An environmentalist, Mr Emmanuel Emechete on Tuesday called for advocacy and sensitisation of Nigerians on the dangers of indiscriminate littering.
Emechete, also a climate change expert made the call in an interview with the News Agency of Nigeria (NAN) in Lagos.
He said that indiscriminate littering, also known as “trash blindness’’, due to the adverse effects on the environment and on public health.
“Trash blindness basically implies negligence to trash. It is when individuals choose to litter their environs without considering the negative impact on the atmosphere.
“Basically, to curtail the trash blind tendencies among Nigerians, we need a lot of enlightenment and education on the adverse effect of a polluted environment.
“We need to inform Nigerians about the dangers of indiscriminate littering and the side effects on not just the environment but our health.
“Littering contributes immensely to drainage blockage.
“The government, as well as environmental stakeholders, must embark on intense advocacy; we need to talk to people about trash issues.
“Once people can understand that trash blindness is a problem, we need to provide an alternative.
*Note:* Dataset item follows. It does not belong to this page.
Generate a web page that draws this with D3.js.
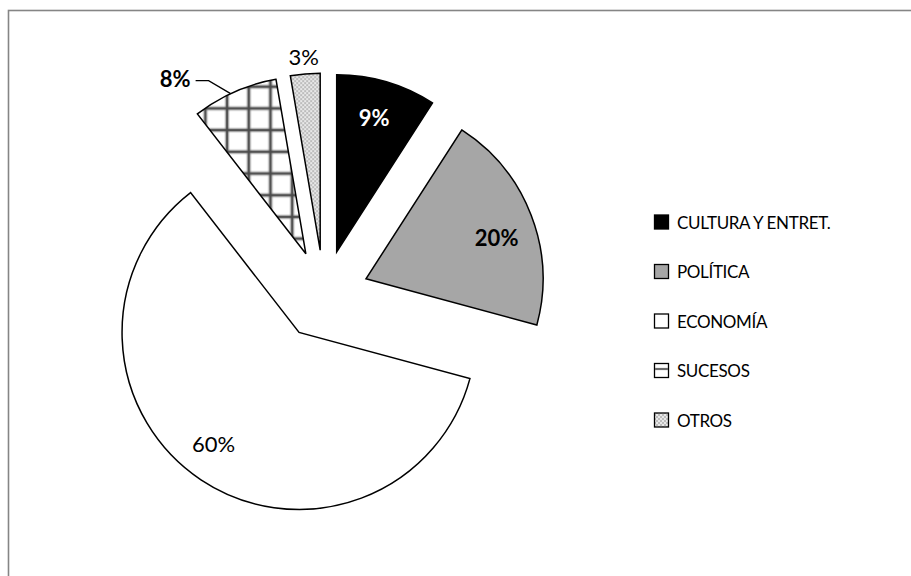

If you say do not litter indiscriminately, then you need to provide the alternative,’’ he said.
Emechete called for the provision of alternatives for trashing waste and not paying lip service to combat trash blindness syndrome by placing sanctions where necessary.
“We need to provide alternatives for people to trash their wastes; we must back our advocacy with actions if we are to solve the syndrome of trash blindness,’’ he said.
The environmentalist urged that waste bins be provided on every street, walkways and commercial buses, among others, with conspicuous signs posted to direct people where to dispose wastes.
He said that arrangement should be put in place for prompt disposal of these waste bins to ensure the sanitary condition of the environment.
“The government can also place sanctions against indiscriminate littering and it should be done with caution to avoid abuse by the regulators who extort Nigerians.
“Sanctions should not be paramount, but the sensitisation of Nigerians on trash blindness should be on the front burner.
“Recently, we have heard reports of people drowning in floods as a result of blocked drainages which are remote causes of trash blindness,’’
Emechete said that if Nigerians could see the impact of trash blindness on the health, family, wellbeing and even on climate change, they would be more cautious as compared to having fear for sanctions.
“We should start first with enlightenment and education and if it does not work, we can now place sanctions on defaulters.
“Advocacy and provision for the alternative trashing of waste should be put in place before the resort to sanctions on indiscriminate littering of waste,’’ Emechete said.